The Department of Jobs, Enterprise and Innovation have announced that the 2014 Act, which was enacted last July, will come in to effect as of next Wednesday the 1st October 2014. Any applicant who wishes to make an application under the present scheme must ensure that their application is received at the DJEI by the 30th September. As we have posted previously; the new act introduces many new types of work permits in line with industry demand.
There is more to the 2014 Act then work permits.
Section 34 of the 2014 Act is of major significance in the area of High Court Judicial Review; it will mean that applicants seeking to challenge the legal validity of a decision of a government body in nearly all types of immigration and asylum applications must do so in accordance with Order 84 of the Rules of the Superior Court. Applications for leave are to be taken on an ex parte basis. The time limit in which to institute proceedings will be 28 days from the date of the notification of the decision.
The current position is that decisions covered by Part V of the Illegal Immigrants (Trafficking Act) 2000 must be challenged on notice to the Respondent and within 14 days of the date of notification.
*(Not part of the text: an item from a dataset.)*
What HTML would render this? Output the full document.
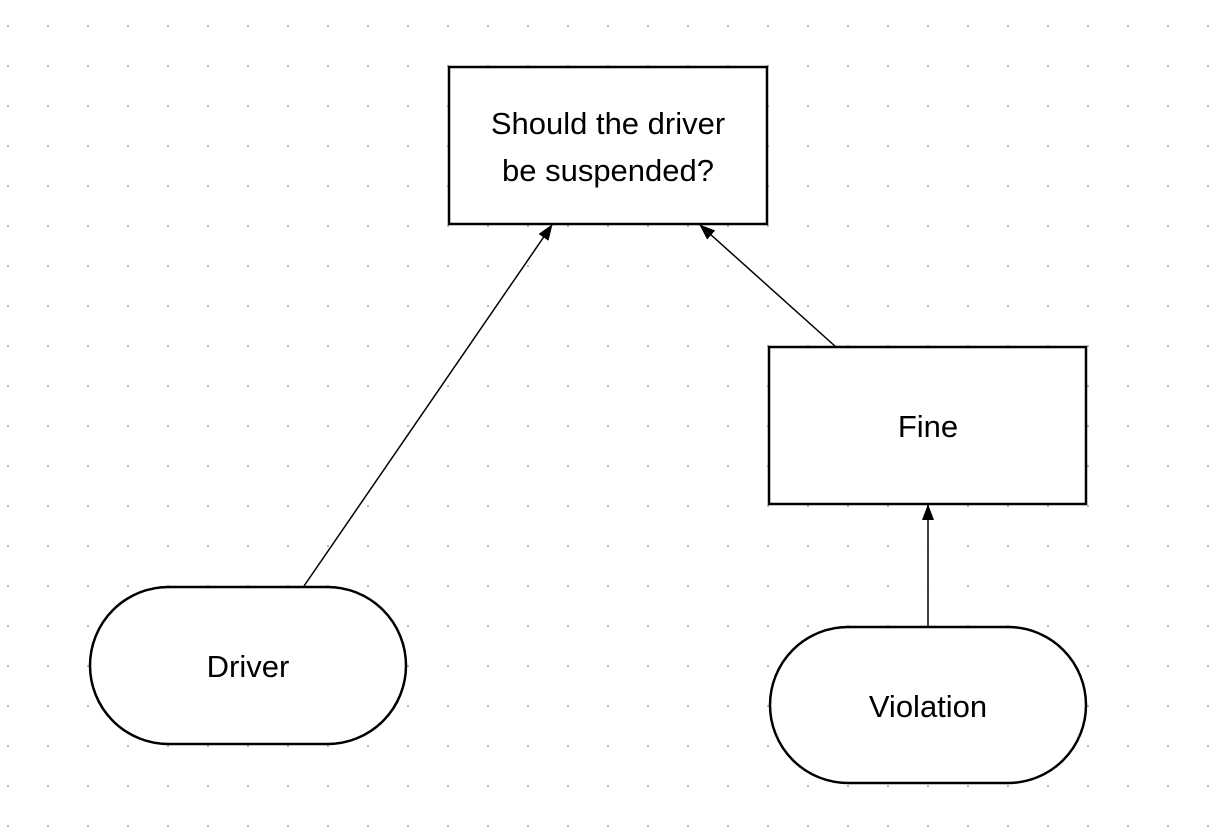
<!DOCTYPE html>
<html><head><style>
html,body{margin:0;padding:0;background:#fff;}
body{width:1210px;height:834px;overflow:hidden;
background-image:radial-gradient(circle,#aaa 0.9px,transparent 1.1px);
background-size:40px 40px;background-position:-12px 6px;}
</style></head><body>
<svg width="1210" height="834" style="position:absolute;left:0;top:0" font-family="Liberation Sans, Arial, sans-serif">
<defs>
<marker id="b" markerWidth="16" markerHeight="16" refX="15" refY="8" orient="auto" markerUnits="userSpaceOnUse" viewBox="0 0 16 16"><path d="M0,2 L16,8 L0,14 z" fill="#000"/></marker></defs>
<rect x="449" y="67" width="318" height="157" fill="#fff" stroke="#000" stroke-width="2.5"/>
<text x="608" y="134" font-size="31" text-anchor="middle">Should the driver</text>
<text x="608" y="181" font-size="31" text-anchor="middle">be suspended?</text>
<rect x="769" y="347" width="317" height="157" fill="#fff" stroke="#000" stroke-width="2.5"/>
<text x="928" y="437" font-size="31" text-anchor="middle">Fine</text>
<rect x="90" y="587" width="316" height="157" rx="78.5" fill="#fff" stroke="#000" stroke-width="2.5"/>
<text x="248" y="677" font-size="31" text-anchor="middle">Driver</text>
<rect x="770" y="627" width="316" height="156" rx="78" fill="#fff" stroke="#000" stroke-width="2.5"/>
<text x="928" y="717" font-size="31" text-anchor="middle">Violation</text>
<line x1="304" y1="586" x2="552" y2="225" stroke="#000" stroke-width="1.5" marker-end="url(#b)"/>
<line x1="836" y1="347" x2="700" y2="225" stroke="#000" stroke-width="1.5" marker-end="url(#b)"/>
<line x1="928" y1="627" x2="928" y2="505" stroke="#000" stroke-width="1.5" marker-end="url(#b)"/>
</svg>
</body></html>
This is the position with almost all decisions in international protection. There is a massive backlog of cases in the High Court Asylum list which has an approximate 3 years wait from the time the case is filed to the date of the leave hearing. All other decisions, for example any decision of the INIS or the DJEI, can be challenged on an ex parte basis within 3 months of the date of notification. Section 34 is therefore a radical overhaul of the current system.
Another interesting feature of the 2014 Act is that it allows for the responsibility of the registration of non-EU nationals to be moved from the GNIB to the INIS.